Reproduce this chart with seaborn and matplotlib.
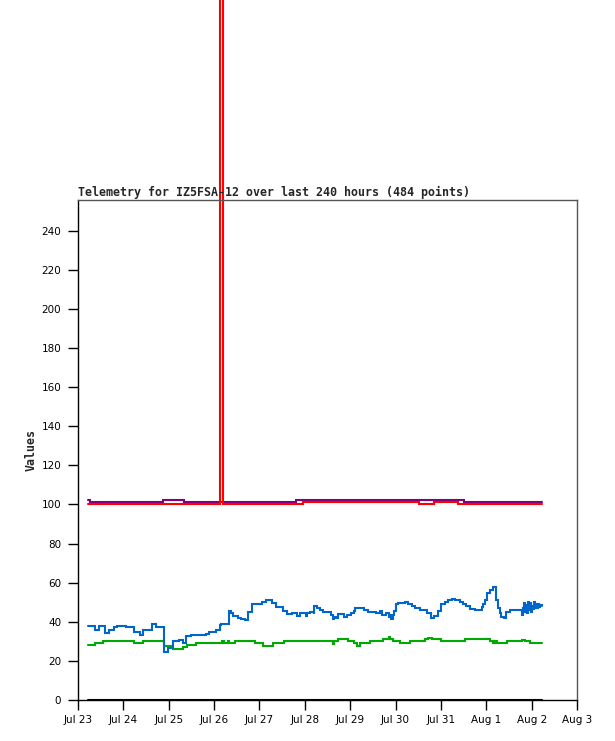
import matplotlib
matplotlib.use("Agg")
import matplotlib.pyplot as plt
import seaborn as sns
import pandas as pd

# ---- data (hours since Jul 23 00:00) ----
blue_hours = [5.1, 8.8, 10.9, 14.1, 16.2, 18.9, 20.5, 25.2, 29.4, 32.6, 34.2, 39.0, 41.1, 45.3,
              47.4, 50.1, 53.2, 55.3, 56.9, 59.6, 67.5, 69.1, 72.8, 74.9, 75.4, 79.7, 80.7,
              81.8, 84.9, 86.0, 88.6, 90.2, 91.8, 97.6, 99.7, 102.9, 105.0, 108.7, 110.8, 113.0,
              116.1, 117.7, 120.4, 121.4, 123.0, 124.6, 125.1, 126.2, 127.8, 129.4, 133.6, 134.7,
              135.2, 136.3, 137.8, 140.5, 142.1, 144.2, 145.8, 146.8, 151.1, 153.2, 157.4, 160.0,
              160.6, 162.7, 164.3, 165.3, 165.8, 166.9, 167.4, 168.5, 169.5, 173.2, 174.8, 176.9,
              178.5, 181.2, 184.9, 186.5, 187.0, 188.1, 190.7, 191.8, 194.4, 196.0, 198.1, 199.7,
              202.3, 203.9, 205.5, 207.6, 210.2, 214.0, 214.5, 215.5, 216.6, 218.2, 219.8, 221.4,
              222.4, 223.0, 224.0, 225.6, 226.7, 228.7, 235.1, 235.6, 236.2, 236.7, 237.2, 237.8,
              238.3, 238.8, 239.3, 239.9, 240.4, 240.9, 241.4, 242.0, 242.5, 243.0, 243.6, 244.1,
              244.6, 245.7]
blue_vals = [38, 36, 38, 34.5, 36, 37.5, 38, 37.5, 35, 33.5, 36, 39, 37.5, 24.5,
             26.5, 30, 30.5, 29, 32.5, 33, 34, 35, 36, 38.5, 39, 45.7, 44.3,
             43, 42, 41.3, 41, 45, 49, 50.3, 51.2, 49.5, 47.4, 45.7, 44, 44.3,
             43.1, 44.3, 43.1, 44.3, 45.2, 44, 48, 47, 46, 45, 43.5, 41.3,
             42.6, 42.1, 44, 42.3, 43.5, 44.7, 45.7, 46.9, 46, 45.2, 44.3, 45.7,
             43.5, 44.3, 42.3, 43.5, 41.3, 43.5, 45.5, 49.1, 49.5, 50.1, 49, 48,
             47.2, 46, 44.3, 43, 42.1, 43.1, 45.5, 48.9, 50.3, 51.2, 51.6, 51.2,
             50.3, 49, 48, 46.4, 46, 47.4, 49, 51.2, 54.6, 56.3, 58, 51.2,
             46.9, 44.7, 42.6, 41.8, 45.2, 46, 43.5, 47, 49.5, 45, 48.5, 44.3,
             50, 46, 49.5, 45, 48, 46.5, 50, 47, 49, 47, 49, 47.5,
             48.5, 48]

green_hours = [5.1, 9.0, 13.1, 29.4, 34.2, 45.3, 50.1, 55.3, 57.9, 62.2, 76.0, 77.0, 79.1, 79.7,
               83.3, 93.9, 98.1, 103.4, 109.2, 134.7, 135.2, 137.3, 142.6, 145.8, 147.8, 149.4,
               154.7, 161.1, 164.3, 165.3, 166.9, 170.6, 175.9, 183.8, 185.4, 187.5, 191.8,
               205.0, 218.2, 219.8, 220.8, 221.9, 227.2, 235.1, 236.7, 239.3, 245.7]
green_vals = [28, 29, 30, 29, 30, 27.6, 26, 27, 28, 29, 30.2, 29, 30.2, 29,
              30, 29, 27.8, 29, 30, 28.6, 30, 31, 30, 29, 27.8, 29,
              30, 31, 32, 31, 30, 29, 30, 31, 31.5, 31, 30,
              31, 30.2, 29, 30.2, 29, 30, 30.7, 30, 29, 29]

purple_hours = [5.1, 6.6, 44.8, 55.9, 115.1, 204.4, 245.7]
purple_vals = [102.5, 101.5, 102.5, 101.5, 102.5, 101.5, 101.5]

red_hours = [5.1, 75.3, 76.7, 119.3, 180.6, 188.1, 201.3, 245.7]
red_vals = [100.5, 99999, 100.5, 101.5, 100.5, 101.5, 100.5, 100.5]

black_hours = [5.1, 245.7]
black_vals = [0, 0]

tick_hours = [0, 24, 48, 72, 96, 120, 144, 168, 192, 216, 240, 264]
tick_labels = ["Jul 23", "Jul 24", "Jul 25", "Jul 26", "Jul 27", "Jul 28", "Jul 29",
               "Jul 30", "Jul 31", "Aug 1", "Aug 2", "Aug 3"]
y_ticks = list(range(0, 241, 20))

title = "Telemetry for IZ5FSA-12 over last 240 hours (484 points)"

# ---- plot ----
sns.set_style("ticks")
plt.rcParams['font.family'] = ['DejaVu Sans']

fig = plt.figure(figsize=(6.15, 7.41), dpi=100)
ax = fig.add_axes([78/615, 41/741, 499/615, 500/741])

series = [
    (purple_hours, purple_vals, "#800080", False),
    (red_hours, red_vals, "#ff0000", True),
    (green_hours, green_vals, "#00aa00", False),
    (blue_hours, blue_vals, "#0066cc", False),
    (black_hours, black_vals, "#000000", False),
]
for hrs, vals, col, noclip in series:
    df = pd.DataFrame({"h": hrs, "v": vals})
    sns.lineplot(data=df, x="h", y="v", ax=ax, color=col, linewidth=1.5,
                 drawstyle="steps-post", estimator=None, sort=False,
                 clip_on=not noclip, solid_joinstyle="miter")

ax.set_xlim(0, 264)
ax.set_ylim(0, 255.75)
ax.set_xticks(tick_hours)
ax.set_xticklabels(tick_labels)
ax.set_yticks(y_ticks)
ax.tick_params(axis="both", direction="out", length=7, width=1, color="black",
               labelsize=7.5, labelcolor="black", pad=5)
ax.tick_params(axis="x", pad=4)
ax.set_xlabel("")
ax.set_ylabel("Values", family="DejaVu Sans Mono", fontweight="bold", fontsize=8.4, labelpad=2.5)
ax.set_title(title, loc="left", family="DejaVu Sans Mono", fontweight="bold",
             fontsize=8.4, pad=3)

for side in ["left", "bottom"]:
    ax.spines[side].set_color("black")
    ax.spines[side].set_linewidth(1)
for side in ["top", "right"]:
    ax.spines[side].set_visible(True)
    ax.spines[side].set_color("#555555")
    ax.spines[side].set_linewidth(1)

fig.savefig("out.png", dpi=100)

========================

Repeat only the lines between the start of the data and the line with "import pandas as pd", including those two lines, and skip the pictures.

Reproduce this chart with seaborn and matplotlib.
import matplotlib
matplotlib.use("Agg")
import matplotlib.pyplot as plt
import seaborn as sns
import pandas as pd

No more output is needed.